SKYPING AND SOUTH AFRICAN GENEALOGY
By Ann Rabinowitz
By Ann Rabinowitz
Since the advent of Skype and other such Internet capabilities for free voice, video and instant messaging from computer to computer (and to regular landlines and cell devices at an additional cost), the capabilities of genealogical researchers has been opened to a whole new vista of opportunities to learn more about their families by stretching their horizons to places far from home.
For instance, the other morning, I, at my computer in America, using Skype, called a friend in Israel, who is a former South African, and we then connected with a fellow genealogist in South Africa . . . it was just a pleasant get-together or what amounted to a conference call that ended up crossing three different continents! Fortunately, we just managed to call each other at a time appropriate for all three people.

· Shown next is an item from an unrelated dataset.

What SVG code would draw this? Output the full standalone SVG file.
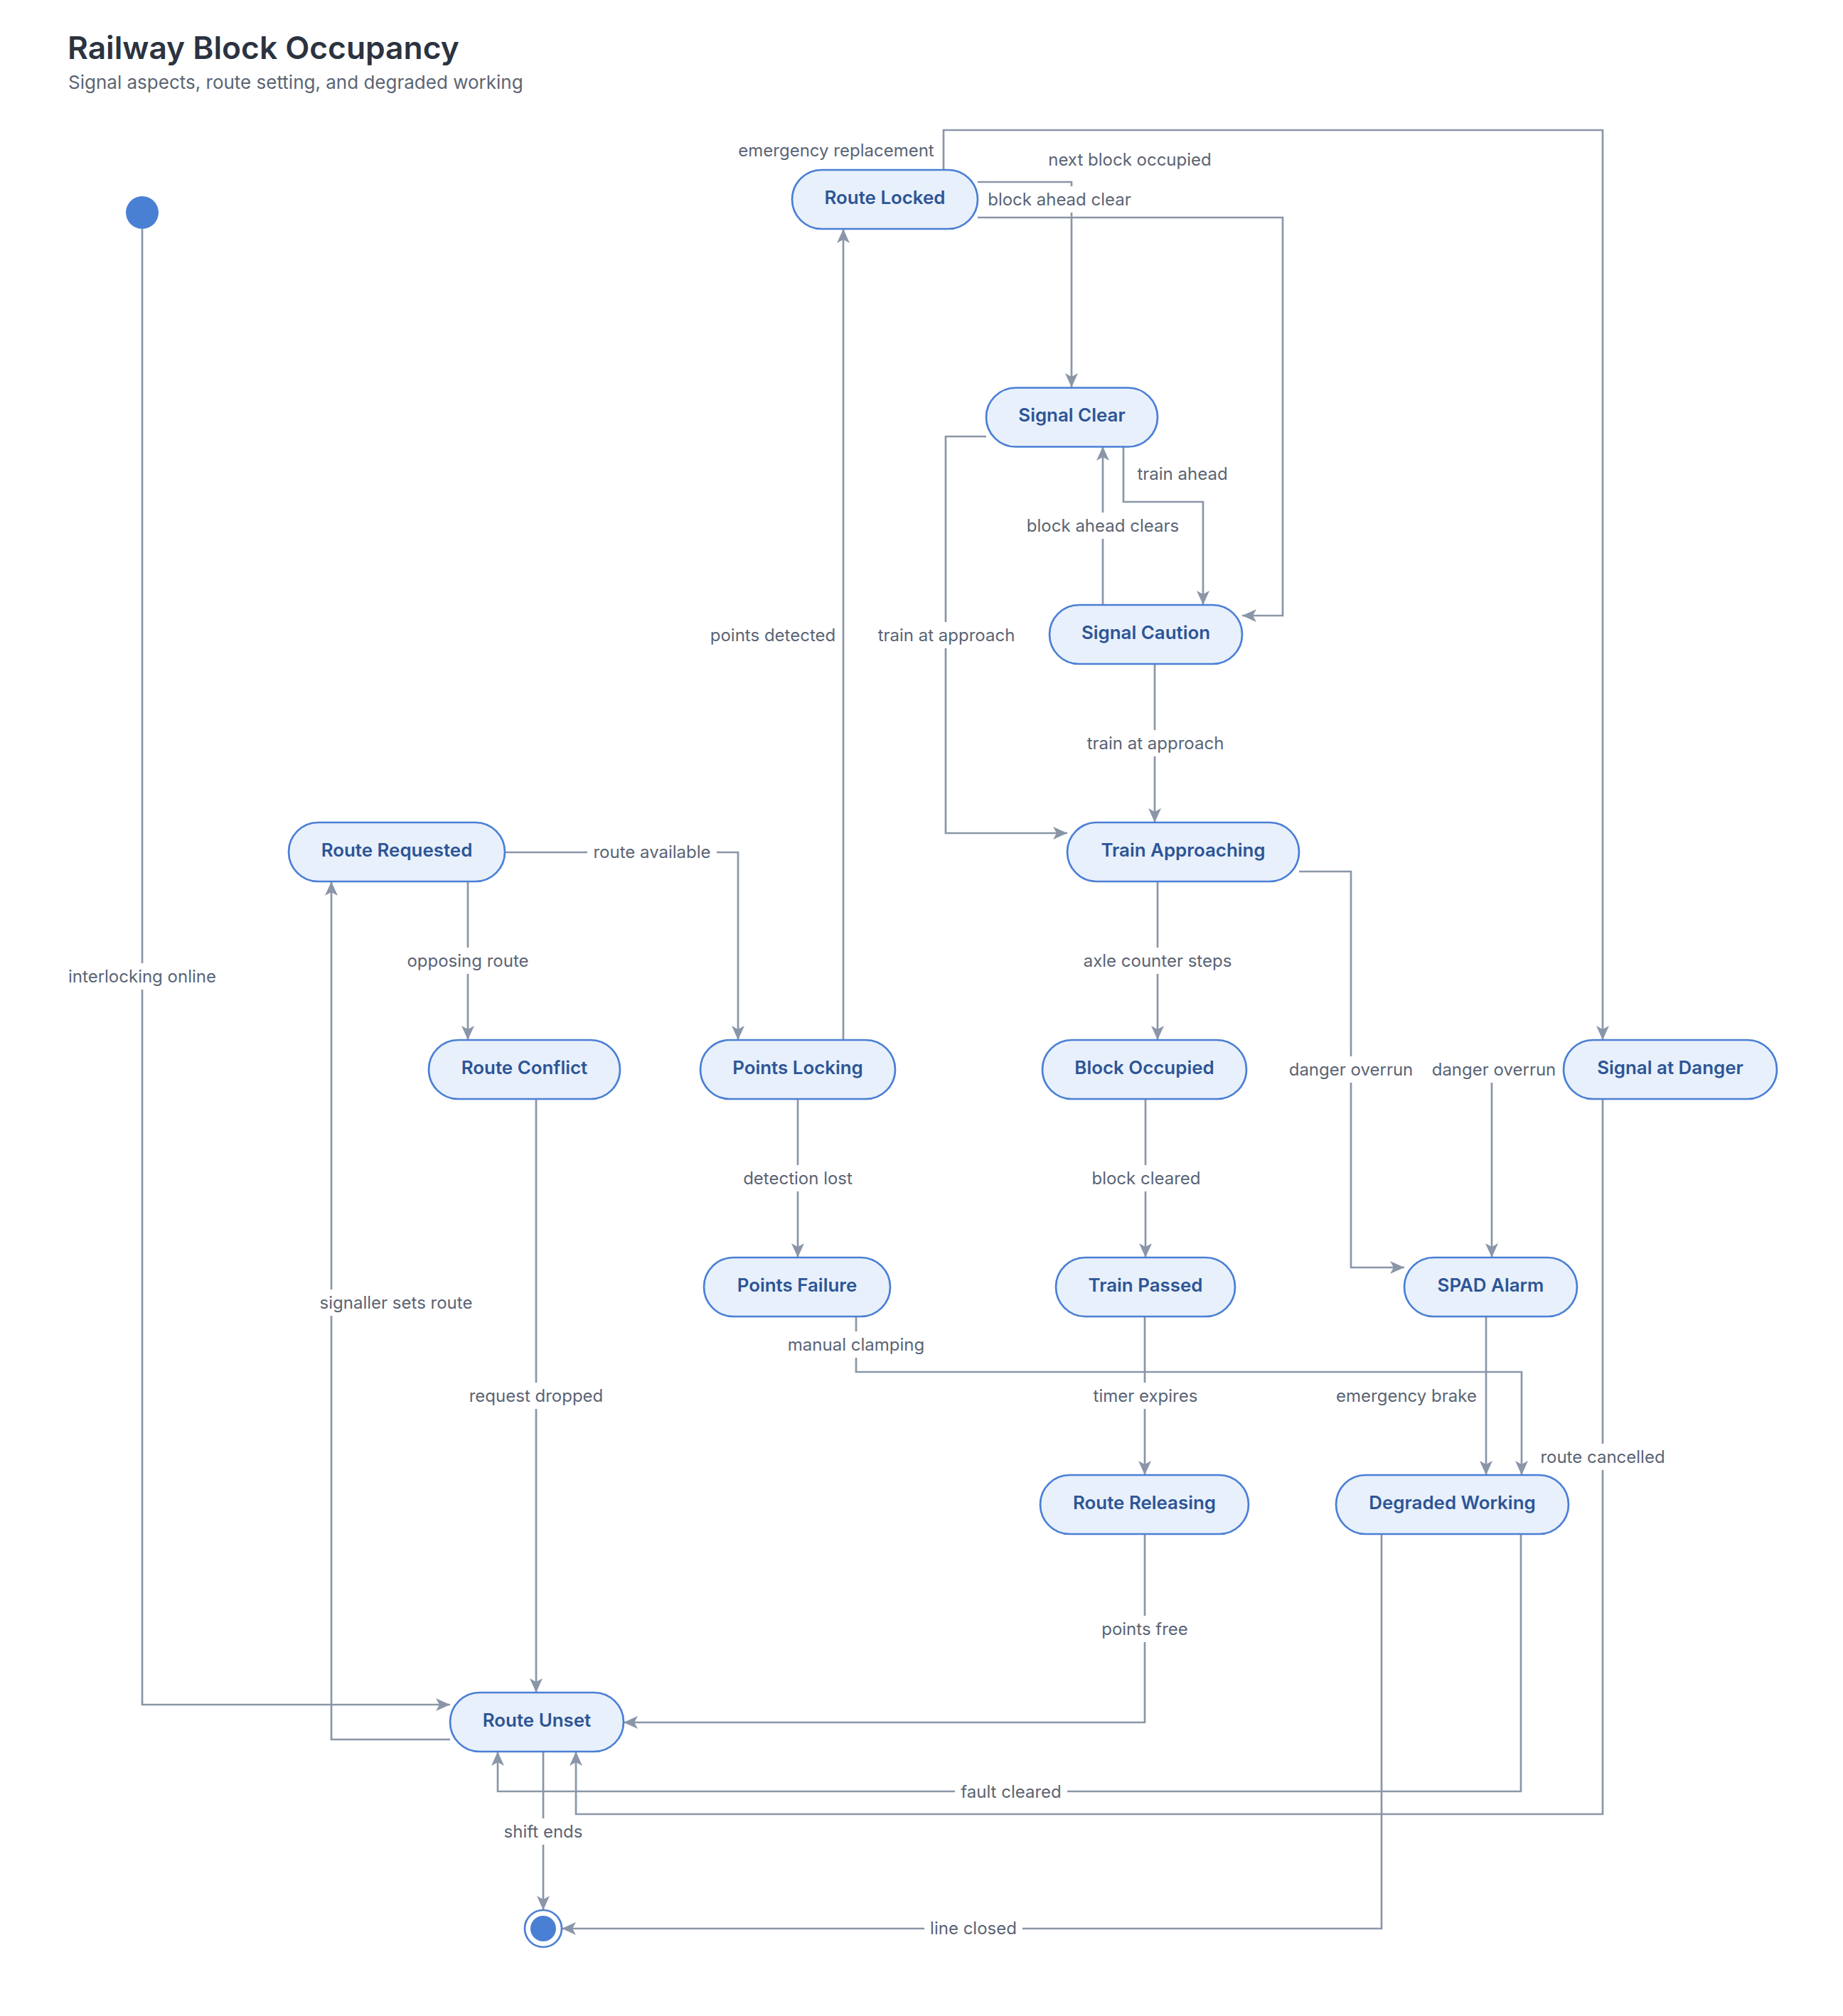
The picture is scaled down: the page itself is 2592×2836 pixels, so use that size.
<svg xmlns="http://www.w3.org/2000/svg" width="2592" height="2836" viewBox="0 0 2592 2836">
<defs>
<style>
.node rect{fill:#E8F0FC;stroke:#4A7FD4;stroke-width:2.7}
.node text{font-family:Inter,'Liberation Sans',sans-serif;font-size:25.9px;font-weight:600;fill:#2D5595;text-anchor:middle}
.edge{fill:none;stroke:#8A96A8;stroke-width:2.7;marker-end:url(#arr)}
.lbl rect{fill:#FFFFFF}
.lbl text{font-family:Inter,'Liberation Sans',sans-serif;font-size:24px;fill:#5A6474;text-anchor:middle}
.title{font-family:Inter,'Liberation Sans',sans-serif;font-size:44.3px;font-weight:600;fill:#2B3340}
.sub{font-family:Inter,'Liberation Sans',sans-serif;font-size:26px;fill:#5B6573}
</style>
<marker id="arr" markerUnits="userSpaceOnUse" markerWidth="20" markerHeight="20" refX="20" refY="10" orient="auto">
<path d="M0,1 L20,10 L0,19 L5,10 Z" fill="#8A96A8"/>
</marker>
</defs>
<rect width="2592" height="2836" fill="#FFFFFF"/>
<text class="title" x="95" y="83">Railway Block Occupancy</text>
<text class="sub" x="96" y="125">Signal aspects, route setting, and degraded working</text>

<g id="connectors">
<path class="edge" d="M200,322 V2398 H633"/>
<path class="edge" d="M633,2447 H466 V1240"/>
<path class="edge" d="M710,1199 H1038 V1463"/>
<path class="edge" d="M658,1240 V1463"/>
<path class="edge" d="M754,1546 V2381"/>
<path class="edge" d="M1186,1463 V322"/>
<path class="edge" d="M1122,1546 V1769"/>
<path class="edge" d="M1204,1852 V1930 H2140 V2075"/>
<path class="edge" d="M1375,256 H1507 V545"/>
<path class="edge" d="M1375,306 H1804 V866 H1747"/>
<path class="edge" d="M1327,239 V183 H2254 V1463"/>
<path class="edge" d="M1580,628 V706 H1692 V851"/>
<path class="edge" d="M1551,851 V628"/>
<path class="edge" d="M1387,614 H1330 V1172 H1501"/>
<path class="edge" d="M1624,934 V1157"/>
<path class="edge" d="M1628,1240 V1463"/>
<path class="edge" d="M1827,1226 H1900 V1783 H1975"/>
<path class="edge" d="M2199,1505 H2098 V1769"/>
<path class="edge" d="M1611,1546 V1769"/>
<path class="edge" d="M1610,1852 V2075"/>
<path class="edge" d="M2090,1852 V2075"/>
<path class="edge" d="M1610,2158 V2423 H877"/>
<path class="edge" d="M2139,2158 V2520 H700 V2464"/>
<path class="edge" d="M2254,1546 V2552 H810 V2464"/>
<path class="edge" d="M1943,2158 V2713 H790"/>
<path class="edge" d="M764,2464 V2687"/>

<g class="lbl">
<rect x="88" y="1355" width="224" height="37"/><text x="200" y="1382">interlocking online</text>
<rect x="442" y="1814" width="230" height="37"/><text x="557" y="1841">signaller sets route</text>
<rect x="826" y="1180" width="182" height="37"/><text x="917" y="1207">route available</text>
<rect x="565" y="1333" width="186" height="37"/><text x="658" y="1360">opposing route</text>
<rect x="653" y="1945" width="203" height="37"/><text x="754" y="1972">request dropped</text>
<rect x="996" y="875" width="182" height="37"/><text x="1087" y="902">points detected</text>
<rect x="1037" y="1639" width="170" height="37"/><text x="1122" y="1666">detection lost</text>
<rect x="1101" y="1873" width="206" height="37"/><text x="1204" y="1900">manual clamping</text>
<rect x="1382" y="262" width="216" height="37"/><text x="1490" y="289">block ahead clear</text>
<rect x="1467" y="206" width="244" height="37"/><text x="1589" y="233">next block occupied</text>
<rect x="1031" y="193" width="290" height="37"/><text x="1176" y="220">emergency replacement</text>
<rect x="1592" y="648" width="143" height="37"/><text x="1663" y="675">train ahead</text>
<rect x="1436" y="721" width="230" height="37"/><text x="1551" y="748">block ahead clears</text>
<rect x="1227" y="875" width="208" height="37"/><text x="1331" y="902">train at approach</text>
<rect x="1521" y="1027" width="208" height="37"/><text x="1625" y="1054">train at approach</text>
<rect x="1516" y="1333" width="224" height="37"/><text x="1628" y="1360">axle counter steps</text>
<rect x="1806" y="1486" width="188" height="37"/><text x="1900" y="1513">danger overrun</text>
<rect x="2005" y="1486" width="194" height="37"/><text x="2101" y="1513">danger overrun</text>
<rect x="1528" y="1639" width="168" height="37"/><text x="1612" y="1666">block cleared</text>
<rect x="1530" y="1945" width="162" height="37"/><text x="1611" y="1972">timer expires</text>
<rect x="1874" y="1945" width="208" height="37"/><text x="1978" y="1972">emergency brake</text>
<rect x="1542" y="2273" width="136" height="37"/><text x="1610" y="2300">points free</text>
<rect x="1343" y="2502" width="158" height="37"/><text x="1422" y="2529">fault cleared</text>
<rect x="2159" y="2031" width="190" height="37"/><text x="2254" y="2058">route cancelled</text>
<rect x="1300" y="2694" width="138" height="37"/><text x="1369" y="2721">line closed</text>
<rect x="701" y="2558" width="126" height="37"/><text x="764" y="2585">shift ends</text>
</g>
</g>

<g id="initial"><circle cx="200" cy="299" r="23" fill="#4A80D4"/></g>
<g id="final"><circle cx="764" cy="2713" r="26" fill="#FFFFFF" stroke="#4A7FD4" stroke-width="2.7"/><circle cx="764" cy="2713" r="18" fill="#4A80D4"/></g>

<g id="route-locked" class="node"><rect x="1114" y="239" width="261" height="83" rx="41.5"/><text x="1244.5" y="286.5">Route Locked</text></g>
<g id="signal-clear" class="node"><rect x="1387" y="545.5" width="241" height="83" rx="41.5"/><text x="1507.5" y="593">Signal Clear</text></g>
<g id="signal-caution" class="node"><rect x="1476" y="851" width="271" height="83" rx="41.5"/><text x="1611.5" y="898.5">Signal Caution</text></g>
<g id="route-requested" class="node"><rect x="406" y="1157" width="304" height="83" rx="41.5"/><text x="558" y="1204.5">Route Requested</text></g>
<g id="train-approaching" class="node"><rect x="1501" y="1157" width="326" height="83" rx="41.5"/><text x="1664" y="1204.5">Train Approaching</text></g>
<g id="route-conflict" class="node"><rect x="603" y="1463" width="269" height="83" rx="41.5"/><text x="737.5" y="1510.5">Route Conflict</text></g>
<g id="points-locking" class="node"><rect x="985" y="1463" width="274" height="83" rx="41.5"/><text x="1122" y="1510.5">Points Locking</text></g>
<g id="block-occupied" class="node"><rect x="1466" y="1463" width="287" height="83" rx="41.5"/><text x="1609.5" y="1510.5">Block Occupied</text></g>
<g id="signal-at-danger" class="node"><rect x="2199" y="1463" width="300" height="83" rx="41.5"/><text x="2349" y="1510.5">Signal at Danger</text></g>
<g id="points-failure" class="node"><rect x="990" y="1769" width="262" height="83" rx="41.5"/><text x="1121" y="1816.5">Points Failure</text></g>
<g id="train-passed" class="node"><rect x="1485" y="1769" width="252" height="83" rx="41.5"/><text x="1611" y="1816.5">Train Passed</text></g>
<g id="spad-alarm" class="node"><rect x="1975" y="1769" width="243" height="83" rx="41.5"/><text x="2096.5" y="1816.5">SPAD Alarm</text></g>
<g id="route-releasing" class="node"><rect x="1463" y="2075" width="293" height="83" rx="41.5"/><text x="1609.5" y="2122.5">Route Releasing</text></g>
<g id="degraded-working" class="node"><rect x="1879" y="2075" width="327" height="83" rx="41.5"/><text x="2042.5" y="2122.5">Degraded Working</text></g>
<g id="route-unset" class="node"><rect x="633" y="2381" width="244" height="83" rx="41.5"/><text x="755" y="2428.5">Route Unset</text></g>
</svg>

So, what did we happen to talk about? As longtime South African researchers, we caught up on all of our projects and friends and what they were doing. Then, our call resulted in discussions about the newly revitalized Jewish Genealogy Society of South Africa and the upcoming second meeting; ideas for also revitalizing the Cape Town group; collecting info on places such as Woodstock and Salt River before the people who have the information are no longer available; a chat about the recent talk by former South African Eli Rabinowitz and his travels to Poland (and no, I am not related to Eli); connections to the Norwitz and Scop families as well as the Amoilsky, Gordon and Rudolph families; South African connections to Taurage and Neishtat, Lithuania; the need to get in touch with a relative in Johannesburg whose e-mail had been lost; and many other related and unrelated matters such as the price of tea in China as my mother would have opined.
Had we been interested in doing so, we could have used our conversation as a panel discussion which could have been broadcast at a JGS meeting or saved as a pod cast as what we chatted about was basically how to find out information about our families . . .
Do you remember so and so, didn’t he or she live at such and such a place in a particular year, remember their father and mother and when they came over from such and such a town in such and such a country, wasn’t such and such their cousin, etc.
One of the things I noted in our conversation was that many of the families we discussed were those that were related by marriage and were not directly related. It made me realize, once again, how important it is to contact not only your direct relatives, but those of the spouse who may know quite a bit about your family, especially if they were from the same place or were related. In South Africa, where the families are generally from Lithuania, Latvia, Ukraine, Germany, and a small percentage from Rhodes, and are related closely, one to the other, it is important to note these connections.
Another thing to realize is that many of the individuals who have information about our families are now getting much older than when we first contacted them. The time to reach out and contact them again is shortening. This is especially true of individuals that were contacted 15-20 years ago before the Internet and ability to obtain foreign records, scan documents and copy photos.
Another factor is that many of the older generation in South Africa have moved away to Israel, Australia, Canada and America, to name a few places, and it is harder to get in touch with them. Fortunately, this is where Skype comes in handy to locate them as well as the ubiquitous Facebook.
An instance of this is my relative who I had lost track of. I was desirous of getting in touch with her as, recently, through the efforts of the Ukmerge District Group on the LitvakSIG, I was able to get a listing of foreign passports and there on the list was my relative’s family in 1936. This included Gertie, who was a year and half, as well as her twin Chana and two other sisters of three and four years of age, along with their parents. They were listed as going to South Africa and their files had photos and other documents.
Can you imagine? Having photos of the four sisters as small children . . . what a lovely keepsake! I am hoping to be in touch with Gertie again soon and she will be able to see this information and enjoy it. In the past, I had been able to obtain the sisters’ birth records from Balninkai, Lithuania, which is not available on the LitvakSIG due to the 100 year rule for records. It was lucky I was able to obtain them before the rule went into effect.
In regard to our discussions about the Norwitz and Scop families which all three of us were familiar with, it made me revisit my information on these families after our call was ended. Revisiting family trees is a great way to add new information or records that are now available to researchers. In addition, I determined that there was now an effort to update the family trees by one of the family researchers and my two friends were just the people to contact this person to help him with his efforts.
Another thing we had fun discussing in our conversation was the town of Neishtat and its three permutations: called Neishtat Tavrig, Neishtat Sugind, and Aleksandrovsk and which is now called Žemaičių Naumiestis. We all pulled out our references and discussed which was what and where they were as we segued in a further discussion of the town of Taurage which all three of us had connections to and to people in South Africa who had connections to the town such as the Rudolph family.
Sometimes, Skype calling can get quite hectic, if everyone talks at once, but usually it is a pleasant experience, especially with video where you can view the caller as well as speak to them. In addition, whilst you are talking you can use the Instant Messaging function and send files and other information such as family trees, photos or links to things of import to your discussion. Our time spent was quite helpful and we plan to chat again and perhaps add individuals from, at least, two more continents. Who knows what topics we will get onto and what families we will discuss?